By Yolanda Ray

Skin color, hair texture, and body weight are attributes in which African American physically differ from other ethnic groups. Within the African American community there is a lot of diversity regarding all of these dimensions, specifically skin complexion.  The variability based on skin complexion has separated our community with implications associated with darker skin, brown skin, and lighter skin. Ultimately, unity within the African American community is vital regardless of differences in skin complexions and skin tones.
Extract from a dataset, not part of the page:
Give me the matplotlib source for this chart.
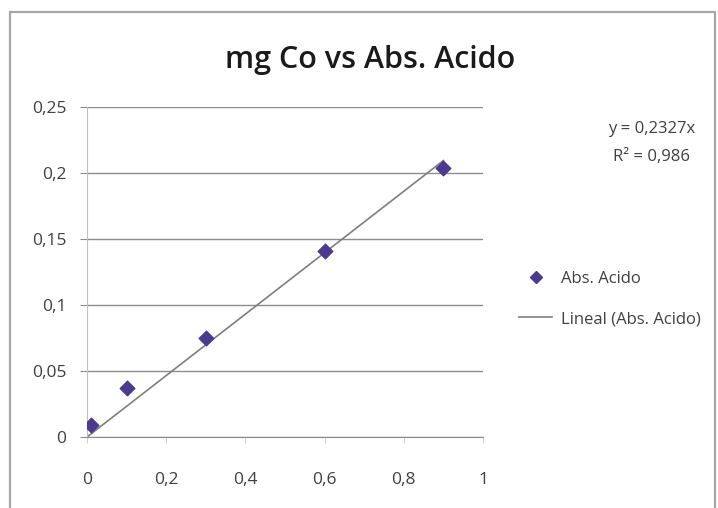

It has been noted that many cultures show a bias toward lighter skin, specifically in many Asian cultures. It is very unfortunate that the skin- color advantage is still very prominent in United States society today. William Darity Junior is a professor at the University of North Carolina at Chapel Hill. He stated that Hersch’s findings were similar to a study he had recently co-authored on skin tone and wages among African Americans. Darity said, “We estimate that dark-or-medium skinned blacks suffered a discriminatory penalty of anywhere from ten percent to fifteen percent relative to whites.”  Furthermore, “This suggests people cue into appearance and draw inferences about capabilities and skills based on how they look.” From research it is currently unclear whether these actions are conscious or subconscious. Due to the fact that these discriminatory practices are very difficult to prove very few lawsuits occur.

In addition, Studies in the late 1990s found that there were economic advantages in being a light skinned African American. For example, “Family income of fair-skinned African Americans was 50% greater than that of dark-skinned African Americans, and their personal income was 65% greater than that of dark-skinned African Americans.” In addition, gender plays a significant role in differences in skin colors bias. The association between skin color and attractiveness was not as strongly correlated for men. African American women have taken much of the heat in respect to skin color, hair texture, and facial features.

In due course, I hope that our nation can come together in unity and love and embrace one another regardless of subtle differences, especially in the African American community. We need to help one another instead of demean each other based on trivial characteristics such as skin complexion. Skin complexion does not matter. We are all capable of getting the job done whether it is professionally, academically, or socially. Each skin complexion adds a different dimension to our population, along with a different and unique set of experiences associated with the African American race. If we do not love the skin we are in, then who will?

Today, in the African American community I am considered light skinned.  There are an overwhelming amount of stereotypes that are typically associated with individuals who have lighter skin complexions than others in our racial background.